The new mortgage rules are due to take effect on January 10 next year. While there are concerns they may affect lending, a new white paper released by Core Logic has pointed out that they’ll help to build private investors’ confidence in the secondary market.
According to the article Inman News, these new rules should form the first steps required to encourage increased private capital investment in housing finance. It’s anticipated that the introduction of the rules should provide a firm foundation on which investor trust can be built on over time.
The introduction of the new rules was announced earlier in the year, and mortgage lenders will have to evaluate borrowers on eight different underwriting factors. These factors include the borrower’s assets, income, their credit history and the monthly payments on the mortgage, and are designed to help ensure borrowers don’t take on too much debt. Some non-profit and community based lenders who often deal with low to moderate income homebuyers are exempt from these new rules.
When the rules come into effect, they will mean a qualified mortgage will meet specific points, in that it cannot include certain risky features such as interest only payments, terms that exceed thirty years, loans with a balloon payment at the end or negative amortization payments.
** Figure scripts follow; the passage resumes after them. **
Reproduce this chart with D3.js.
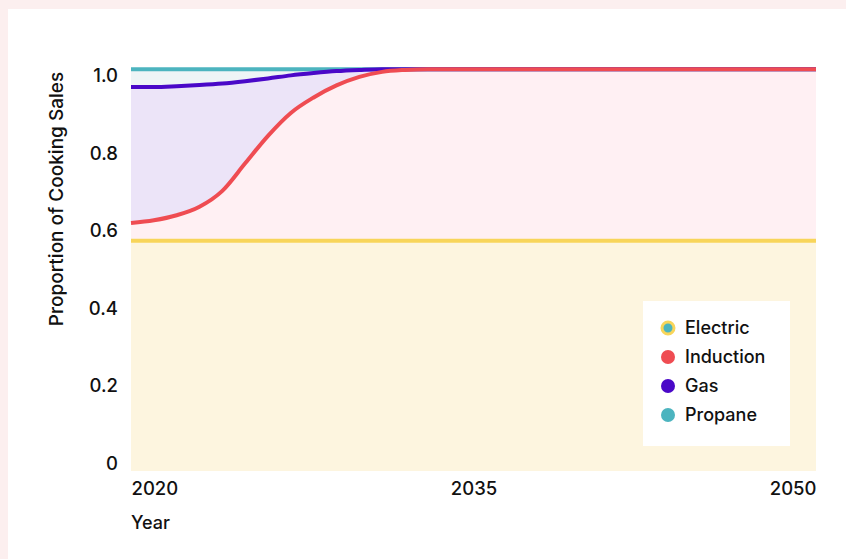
<!DOCTYPE html>
<meta charset="utf-8" />

<style>
  body {
    margin: 0;
    background-color: #fcefef;
    font-family: Inter, "Noto Sans", sans-serif;
  }

  .card {
    position: absolute;
    left: 8px;
    top: 9px;
    width: 860px;
    height: 570px;
    background-color: #fff;
  }

  svg {
    position: absolute;
    left: 0;
    top: 0;
  }
</style>

<script src="https://d3js.org/d3.v7.min.js"></script>

<div class="card"></div>
<svg id="chart" width="846" height="559"></svg>

<script>
  // Years, one row per year
  const years = d3.range(2020, 2051);

  // Cumulative tops (2020..2050)
  const electricTop = years.map(() => 0.574);
  const inductionTop = [0.620, 0.627, 0.640, 0.662, 0.703, 0.774, 0.845, 0.904, 0.944, 0.975,
    0.997, 1.010, 1.015, 1.017, 1.017, 1.017, 1.017, 1.017, 1.017, 1.017,
    1.017, 1.017, 1.017, 1.017, 1.017, 1.017, 1.017, 1.017, 1.017, 1.017, 1.017];
  const gasTop = [0.971, 0.971, 0.973, 0.976, 0.980, 0.986, 0.993, 1.001, 1.007, 1.012,
    1.015, 1.017, 1.017, 1.017, 1.017, 1.017, 1.017, 1.017, 1.017, 1.017,
    1.017, 1.017, 1.017, 1.017, 1.017, 1.017, 1.017, 1.017, 1.017, 1.017, 1.017];
  const propaneTop = years.map(() => 1.017);

  const seriesNames = ['Electric', 'Induction', 'Gas', 'Propane'];
  const lineColors = ['#f8d55a', '#ef4c52', '#4a08c8', '#4cb4bf'];
  const fillColors = ['#fdf5df', '#fff0f3', '#ece4f8', '#eef4f6'];
  const yTicks = [0, 0.2, 0.4, 0.6, 0.8, 1.0];
  const xTicks = [2020, 2035, 2050];

  // turn cumulative tops into shares per series
  const data = years.map((yr, i) => ({
    year: yr,
    Electric: electricTop[i],
    Induction: inductionTop[i] - electricTop[i],
    Gas: gasTop[i] - inductionTop[i],
    Propane: propaneTop[i] - gasTop[i]
  }));

  const svg = d3.select('#chart');
  const font = 'Inter, "Noto Sans", sans-serif';

  const x = d3.scaleLinear().domain([2020, 2050]).range([131, 816]);
  const y = d3.scaleLinear().domain([-0.02, 1.02]).range([471, 68]);

  const stacked = d3.stack().keys(seriesNames)(data);

  // bottom layer sits on the floor of the plot
  const area = d3.area()
    .x(d => x(d.data.year))
    .y0(d => d[0] === 0 ? y.range()[0] : y(d[0]))
    .y1(d => y(d[1]))
    .curve(d3.curveMonotoneX);

  const line = d3.line()
    .x(d => x(d.data.year))
    .y(d => y(d[1]))
    .curve(d3.curveMonotoneX);

  const g = svg.append('g');

  g.selectAll('path.area')
    .data(stacked)
    .enter()
    .append('path')
    .attr('class', 'area')
    .attr('fill', (d, i) => fillColors[i])
    .attr('d', area);

  // lines drawn top series first so induction sits above the others
  g.selectAll('path.line')
    .data(stacked.slice().reverse())
    .enter()
    .append('path')
    .attr('class', 'line')
    .attr('fill', 'none')
    .attr('stroke', d => lineColors[seriesNames.indexOf(d.key)])
    .attr('stroke-width', 4)
    .attr('d', line);

  // axes
  const yAxis = svg.append('g')
    .attr('transform', 'translate(118,0)')
    .call(d3.axisLeft(y).tickValues(yTicks).tickSize(0).tickPadding(0)
      .tickFormat(d => d === 0 ? '0' : d3.format('.1f')(d)));
  yAxis.select('.domain').remove();

  const xAxis = svg.append('g')
    .attr('transform', 'translate(0,482)')
    .call(d3.axisBottom(x).tickValues(xTicks).tickSize(0).tickPadding(0)
      .tickFormat(d3.format('d')));
  xAxis.select('.domain').remove();
  xAxis.selectAll('.tick text')
    .attr('text-anchor', (d, i) => i === 0 ? 'start' : i === xTicks.length - 1 ? 'end' : 'middle');

  svg.selectAll('.tick text')
    .attr('font-family', font)
    .attr('font-size', 18.5)
    .attr('font-weight', 500)
    .attr('fill', '#111');

  svg.append('text')
    .attr('x', 131)
    .attr('y', 529)
    .attr('font-family', font)
    .attr('font-size', 18)
    .attr('font-weight', 500)
    .attr('fill', '#111')
    .text('Year');

  svg.append('text')
    .attr('transform', 'translate(63,199) rotate(-90)')
    .attr('text-anchor', 'middle')
    .attr('font-family', font)
    .attr('font-size', 19)
    .attr('font-weight', 500)
    .attr('fill', '#111')
    .text('Proportion of Cooking Sales');

  // legend
  const legend = svg.append('g').attr('transform', 'translate(643,301)');
  legend.append('rect')
    .attr('width', 147)
    .attr('height', 145)
    .attr('fill', '#fff');

  const items = legend.selectAll('g.item')
    .data(seriesNames)
    .enter()
    .append('g')
    .attr('class', 'item')
    .attr('transform', (d, i) => `translate(25,${27 + i * 29})`);

  items.append('circle')
    .attr('r', (d, i) => i === 0 ? 6 : 7)
    .attr('fill', (d, i) => i === 0 ? lineColors[3] : lineColors[i])
    .attr('stroke', (d, i) => i === 0 ? lineColors[0] : 'none')
    .attr('stroke-width', 3);

  items.append('text')
    .attr('x', 17)
    .attr('dy', '0.35em')
    .attr('font-family', font)
    .attr('font-size', 18)
    .attr('font-weight', 500)
    .attr('fill', '#111')
    .text(d => d);
</script>
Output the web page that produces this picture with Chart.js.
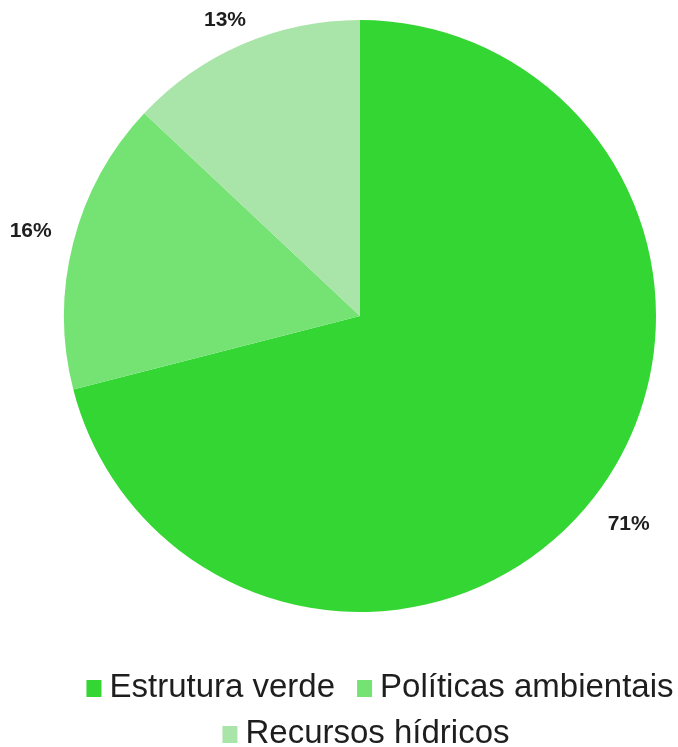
<!DOCTYPE html>
<html>
<head>
<meta charset="utf-8">
<script src="https://cdn.jsdelivr.net/npm/chart.js@4.4.1/dist/chart.umd.min.js"></script>
<style>
  html, body { margin: 0; padding: 0; background: #ffffff; }
  #wrap { width: 678px; height: 747px; position: relative; }
</style>
</head>
<body>
<div id="wrap"><canvas id="pie"></canvas></div>
<script>
// categories and values (percent)
const categories = ['Estrutura verde', 'Políticas ambientais', 'Recursos hídricos'];
const shares = [71, 16, 13];
const sliceColors = ['#33d633', '#74e374', '#a9e4a9'];

// legend wraps into two rows like the original
const legendRows = [[0, 1], [2]];
const legendRowShift = [20, 6];

const textColor = '#1e1e1e';

// percent labels outside each slice, along the slice's middle angle
const outsideLabels = {
    id: 'outsideLabels',
    afterDatasetsDraw(chart) {
        const ctx = chart.ctx;
        const meta = chart.getDatasetMeta(0);
        ctx.save();
        ctx.font = 'bold 21px "Liberation Sans", Arial, sans-serif';
        ctx.fillStyle = textColor;
        ctx.textAlign = 'center';
        ctx.textBaseline = 'middle';
        meta.data.forEach((arc, i) => {
            const p = arc.getProps(['x', 'y', 'startAngle', 'endAngle', 'outerRadius'], true);
            const mid = (p.startAngle + p.endAngle) / 2;
            const r = p.outerRadius + 44;
            let x = p.x + Math.cos(mid) * r;
            let y = p.y + Math.sin(mid) * r;
            y = Math.max(y, 20);
            ctx.fillText(shares[i] + '%', x, y);
        });
        ctx.restore();
    }
};

// legend drawn below the pie
const bottomLegend = {
    id: 'bottomLegend',
    afterDraw(chart) {
        const ctx = chart.ctx;
        const area = chart.chartArea;
        const cx = (area.left + area.right) / 2;
        const boxW = 15, boxH = 17, boxGap = 8, itemGap = 22;
        const firstBaseline = area.bottom + 85;
        const rowStep = 46;
        ctx.save();
        ctx.font = '33px "Liberation Sans", Arial, sans-serif';
        ctx.textBaseline = 'alphabetic';
        ctx.textAlign = 'left';
        legendRows.forEach((row, r) => {
            const widths = row.map(i => boxW + boxGap + ctx.measureText(categories[i]).width);
            const total = widths.reduce((a, b) => a + b, 0) + itemGap * (row.length - 1);
            let x = cx + legendRowShift[r] - total / 2;
            const base = firstBaseline + r * rowStep;
            row.forEach((i, k) => {
                ctx.fillStyle = sliceColors[i];
                ctx.fillRect(x, base - boxH, boxW, boxH);
                ctx.fillStyle = textColor;
                ctx.fillText(categories[i], x + boxW + boxGap, base);
                x += widths[k] + itemGap;
            });
        });
        ctx.restore();
    }
};

const chart = new Chart(document.getElementById('pie').getContext('2d'), {
    type: 'pie',
    data: {
        labels: categories,
        datasets: [{
            data: shares,
            backgroundColor: sliceColors,
            borderWidth: 0
        }]
    },
    options: {
        responsive: true,
        maintainAspectRatio: false,
        animation: false,
        layout: {
            padding: { top: 20, left: 64, right: 22, bottom: 135 }
        },
        plugins: {
            legend: { display: false },
            tooltip: { enabled: false }
        }
    },
    plugins: [outsideLabels, bottomLegend]
});
</script>
</body>
</html>
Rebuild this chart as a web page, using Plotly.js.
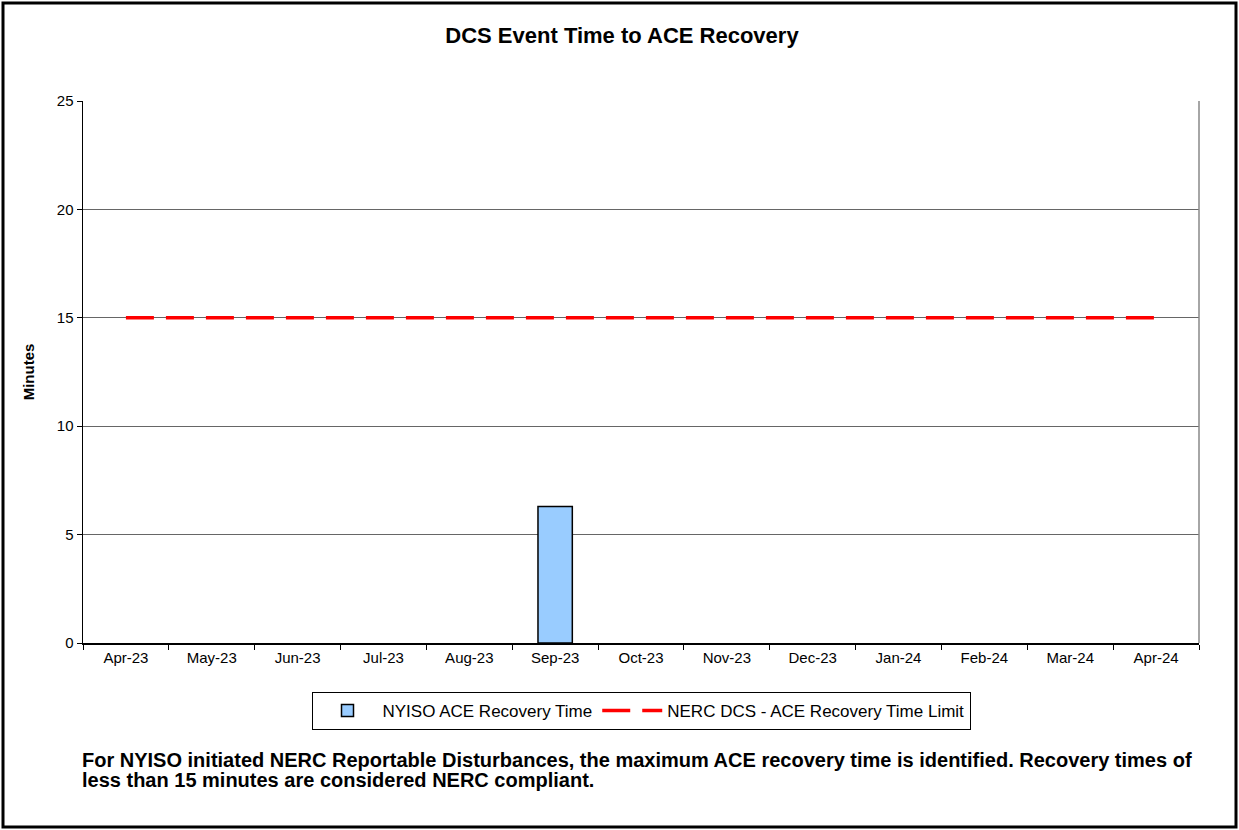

As a temporary measure, loans with debt to income ratios that exceed 43% will be considered to be qualified provided they conform to the underwriting requirements of government sponsored enterprises. These include loans through the Rural Housing Service, or the Department of Agriculture, Fannie Mae or Freddie Mac, the Department of Veterans Affairs, and the US Department of Housing and Urban Development. Mortgage lenders will still be able to agree to non-qualified mortgages, but meeting the new guidelines will provide them with some protection against lawsuits.
These new rules are being introduced in response to the financial crisis in 2008, which came about due to the easy access to credit, which in turn created an unsustainable increase in house prices. One of the problems with the previous system is that lenders often agreed to the loans without taking into consideration the borrower’s ability to repay the money as the loans were then bundled up into securities that were sold to investors. When the housing market collapsed, most private investors withdrew from this secondary market. As a result most loans are now government backed. The government now hopes to encourage private capital back into this market through good business practises such as those being introduced by these rules.